Illustration by Avery Adamson

Self insurance is what companies (and people) do if they can’t afford insurance, or believe the chance of a catastrophic loss is small.


Pet Insurance

Insurance, or the practice of sharing risk, goes back thousands of years. For most of history, if disaster struck (e.g. your house burned down), you were just out of luck.

But then insurance became a big business, because premiums (the cost of the policies) got cheap enough that most people and companies could afford coverage for the most common risks. Like health insurance, property (fire) insurance, and car insurance.

Lately however, insurance has gotten more expensive. So more people and companies are deciding to ‘self-insure:’ to not buy insurance they think they’re unlikely to ever need.

Pet and earthquake insurance are examples. People think: ‘The chance of my pet needing a $10,000 surgery, or an earthquake destroying my house, is really low… so why should I pay out all that premium money?”

Ideally, someone who self-insures would stash away the premium money they don’t spend, in case their pet does need surgery. But most people don’t do this, so they’re not really self-insured… they’re just not insured. And tragically, this is also the case for more crucial coverage like health insurance.

For individuals, the decision to buy insurance is often an emotional or gut-level one: a best guess. Whereas for businesses, it’s more numbers-driven. Companies have financial people look at statistics about risk, and weigh the cost of insurance against that risk.

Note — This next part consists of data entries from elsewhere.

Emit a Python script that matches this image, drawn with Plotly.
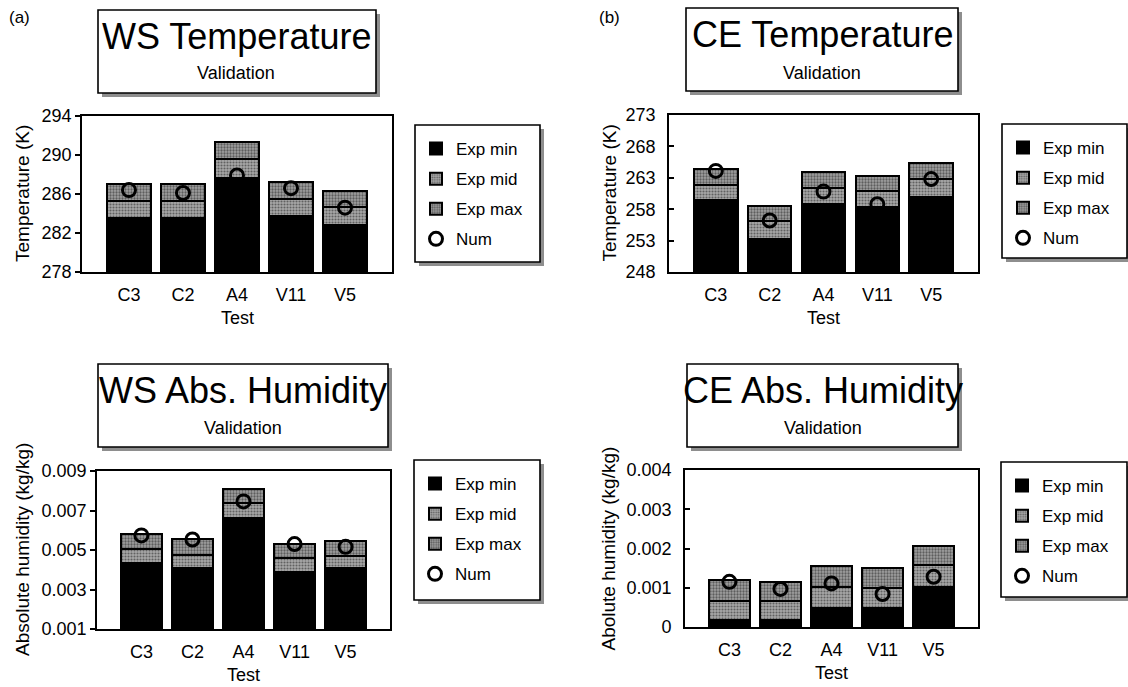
import plotly.graph_objects as go

W, H = 1128, 687

# ---- data -------------------------------------------------------------
tests = ["C3", "C2", "A4", "V11", "V5"]

ws_temp_min = [283.5, 283.5, 287.6, 283.7, 282.8]
ws_temp_mid = [285.3, 285.3, 289.6, 285.5, 284.7]
ws_temp_max = [287.0, 287.0, 291.3, 287.2, 286.3]
ws_temp_num = [286.4, 286.1, 287.9, 286.6, 284.6]

ce_temp_min = [259.4, 253.3, 258.9, 258.4, 260.0]
ce_temp_mid = [261.9, 256.1, 261.3, 260.9, 262.8]
ce_temp_max = [264.4, 258.5, 263.9, 263.3, 265.3]
ce_temp_num = [264.1, 256.2, 260.8, 258.8, 262.8]

ws_hum_min = [0.00436, 0.00407, 0.00664, 0.00390, 0.00410]
ws_hum_mid = [0.00504, 0.00475, 0.00736, 0.00458, 0.00470]
ws_hum_max = [0.00580, 0.00554, 0.00809, 0.00528, 0.00545]
ws_hum_num = [0.00574, 0.00553, 0.00746, 0.00530, 0.00516]

ce_hum_min = [0.00018, 0.00018, 0.00048, 0.00048, 0.00103]
ce_hum_mid = [0.00067, 0.00066, 0.00103, 0.00099, 0.00158]
ce_hum_max = [0.00120, 0.00114, 0.00155, 0.00151, 0.00206]
ce_hum_num = [0.00115, 0.00097, 0.00111, 0.00084, 0.00128]

FONT = "Liberation Sans, Arial, Helvetica, sans-serif"


def px(x):
    return x / W


def py(y):
    return 1 - y / H


GREY_PATTERN = dict(shape=".", fgcolor="#1a1a1a", bgcolor="#a8a8a8",
                    size=3, solidity=0.4)
GREY_PATTERN2 = dict(shape=".", fgcolor="#1a1a1a", bgcolor="#a0a0a0",
                     size=3, solidity=0.45)

panels = [
    dict(ax="", leg="legend", lo=ws_temp_min, mid=ws_temp_mid, hi=ws_temp_max, num=ws_temp_num,
         xd=(82, 392), yd=(116, 272), yr=[278, 294], tv=[278, 282, 286, 290, 294],
         tt=None, tdir="outside", yt="Temperature (K)", ytx=22,
         title="WS Temperature", box=(98, 10, 376, 93), tx=236, ty=36, vy=73,
         legbox=(415, 125, 540, 262)),
    dict(ax="2", leg="legend2", lo=ce_temp_min, mid=ce_temp_mid, hi=ce_temp_max, num=ce_temp_num,
         xd=(669, 978), yd=(115, 272), yr=[248, 273], tv=[248, 253, 258, 263, 268, 273],
         tt=None, tdir="inside", yt="Temperature (K)", ytx=609,
         title="CE Temperature", box=(686, 8, 958, 91), tx=822, ty=35, vy=73,
         legbox=(1002, 124, 1127, 258)),
    dict(ax="3", leg="legend3", lo=ws_hum_min, mid=ws_hum_mid, hi=ws_hum_max, num=ws_hum_num,
         xd=(97, 390), yd=(471, 629), yr=[0.001, 0.009], tv=[0.001, 0.003, 0.005, 0.007, 0.009],
         tt=["0.001", "0.003", "0.005", "0.007", "0.009"], tdir="outside",
         yt="Absolute humidity (kg/kg)", ytx=22,
         title="WS Abs. Humidity", box=(98, 364, 388, 447), tx=243, ty=390, vy=428,
         legbox=(414, 460, 540, 600)),
    dict(ax="4", leg="legend4", lo=ce_hum_min, mid=ce_hum_mid, hi=ce_hum_max, num=ce_hum_num,
         xd=(685, 978), yd=(470, 627), yr=[0, 0.004], tv=[0, 0.001, 0.002, 0.003, 0.004],
         tt=["0", "0.001", "0.002", "0.003", "0.004"], tdir="inside",
         yt="Abolute humidity (kg/kg)", ytx=608,
         title="CE Abs. Humidity", box=(687, 364, 958, 447), tx=823, ty=390, vy=428,
         legbox=(1001, 462, 1127, 597)),
]

fig = go.Figure()
shapes = []
annotations = []
layout = {}

for p in panels:
    xa, ya = "x" + p["ax"], "y" + p["ax"]
    seg_mid = [m - l for m, l in zip(p["mid"], p["lo"])]
    seg_max = [h - m for h, m in zip(p["hi"], p["mid"])]
    common = dict(xaxis=xa, yaxis=ya, legend=p["leg"], width=0.81)
    fig.add_trace(go.Bar(x=tests, y=p["lo"], name="Exp min", legendgroup="a" + p["ax"],
                         marker=dict(color="black", line=dict(color="black", width=2)),
                         **common))
    fig.add_trace(go.Bar(x=tests, y=seg_mid, name="Exp mid", legendgroup="b" + p["ax"],
                         marker=dict(color="#a8a8a8", pattern=GREY_PATTERN,
                                     line=dict(color="black", width=2)),
                         **common))
    fig.add_trace(go.Bar(x=tests, y=seg_max, name="Exp max", legendgroup="c" + p["ax"],
                         marker=dict(color="#a0a0a0", pattern=GREY_PATTERN2,
                                     line=dict(color="black", width=2)),
                         **common))
    fig.add_trace(go.Scatter(x=tests, y=p["num"], name="Num", mode="markers",
                             legendgroup="d" + p["ax"], xaxis=xa, yaxis=ya, legend=p["leg"],
                             marker=dict(symbol="circle-open", size=13, color="black",
                                         line=dict(width=3, color="black"))))

    x0, x1 = p["xd"]
    y0, y1 = p["yd"]
    layout["xaxis" + p["ax"]] = dict(
        domain=[px(x0), px(x1)], anchor=ya, type="category", range=[-0.87, 4.87],
        showline=True, mirror=True, linecolor="black", linewidth=1.6,
        ticks="", ticklabelstandoff=6, showgrid=False, zeroline=False, automargin=False,
        tickfont=dict(family=FONT, size=18, color="black"), fixedrange=True)
    yax = dict(
        domain=[py(y1), py(y0)], anchor=xa, range=p["yr"], tickvals=p["tv"],
        showline=True, mirror=True, linecolor="black", linewidth=1.6,
        ticks=p["tdir"], ticklen=5, tickwidth=1.6, tickcolor="black",
        showgrid=False, zeroline=False, automargin=False,
        tickfont=dict(family=FONT, size=18, color="black"))
    if p["tt"] is not None:
        yax["ticktext"] = p["tt"]
    if p["tdir"] == "inside":
        yax["ticklabelstandoff"] = 8
    layout["yaxis" + p["ax"]] = yax

    # axis titles
    annotations.append(dict(text=p["yt"], x=px(p["ytx"]), y=py((y0 + y1) / 2),
                            xref="paper", yref="paper", textangle=-90, showarrow=False,
                            font=dict(family=FONT, size=19, color="black"),
                            xanchor="center", yanchor="middle"))
    annotations.append(dict(text="Test", x=px((x0 + x1) / 2), y=py(y1 + 46),
                            xref="paper", yref="paper", showarrow=False,
                            font=dict(family=FONT, size=18, color="black"),
                            xanchor="center", yanchor="middle"))

    # title box with drop shadow
    bx0, by0, bx1, by1 = p["box"]
    shapes.append(dict(type="rect", xref="paper", yref="paper",
                       x0=px(bx0 + 4), x1=px(bx1 + 4), y0=py(by1 + 4), y1=py(by0 + 4),
                       fillcolor="#8e8e8e", line=dict(width=0), layer="below"))
    shapes.append(dict(type="rect", xref="paper", yref="paper",
                       x0=px(bx0), x1=px(bx1), y0=py(by1), y1=py(by0),
                       fillcolor="white", line=dict(color="black", width=1.6), layer="below"))
    annotations.append(dict(text=p["title"], x=px(p["tx"]), y=py(p["ty"]),
                            xref="paper", yref="paper", showarrow=False,
                            font=dict(family=FONT, size=36, color="black"),
                            xanchor="center", yanchor="middle"))
    annotations.append(dict(text="Validation", x=px(p["tx"]), y=py(p["vy"]),
                            xref="paper", yref="paper", showarrow=False,
                            font=dict(family=FONT, size=18, color="black"),
                            xanchor="center", yanchor="middle"))

    # legend frame with drop shadow
    lx0, ly0, lx1, ly1 = p["legbox"]
    shapes.append(dict(type="rect", xref="paper", yref="paper",
                       x0=px(lx0 + 4), x1=px(lx1 + 4), y0=py(ly1 + 4), y1=py(ly0 + 4),
                       fillcolor="#8e8e8e", line=dict(width=0), layer="below"))
    shapes.append(dict(type="rect", xref="paper", yref="paper",
                       x0=px(lx0), x1=px(lx1), y0=py(ly1), y1=py(ly0),
                       fillcolor="white", line=dict(color="black", width=1.6), layer="below"))
    layout[p["leg"]] = dict(x=px(lx0 + 1), y=py(ly0 + 6), xanchor="left", yanchor="top",
                            bgcolor="rgba(0,0,0,0)", borderwidth=0,
                            font=dict(family=FONT, size=17, color="black"),
                            tracegroupgap=5, traceorder="grouped",
                            itemclick=False, itemdoubleclick=False)

annotations.append(dict(text="(a)", x=px(19), y=py(17), xref="paper", yref="paper",
                        showarrow=False, font=dict(family=FONT, size=17, color="black"),
                        xanchor="center", yanchor="middle"))
annotations.append(dict(text="(b)", x=px(609), y=py(17), xref="paper", yref="paper",
                        showarrow=False, font=dict(family=FONT, size=17, color="black"),
                        xanchor="center", yanchor="middle"))

fig.update_layout(
    width=W, height=H, margin=dict(l=0, r=0, t=0, b=0, autoexpand=False),
    paper_bgcolor="white", plot_bgcolor="white",
    barmode="stack", bargap=0.19,
    font=dict(family=FONT, color="black"),
    shapes=shapes, annotations=annotations,
    **layout,
)

fig.write_html("out.html")
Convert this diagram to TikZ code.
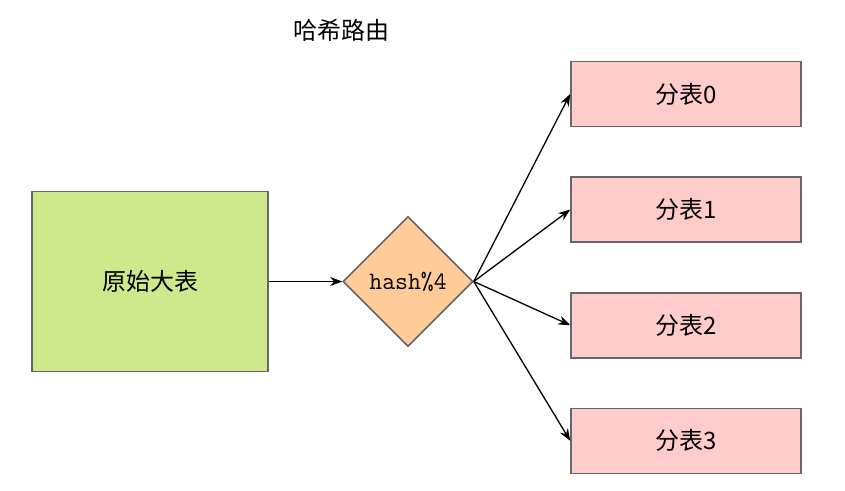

Most companies end up buying insurance, because self insurance is almost never ‘cheaper.’ The exception is very large companies who can act like insurance companies themselves, buying healthcare directly for their employees rather than paying an insurance company to do it.

Decisions about insurance are complicated, so unfortunately, people and companies with more information and resources are more likely to do a better job making them.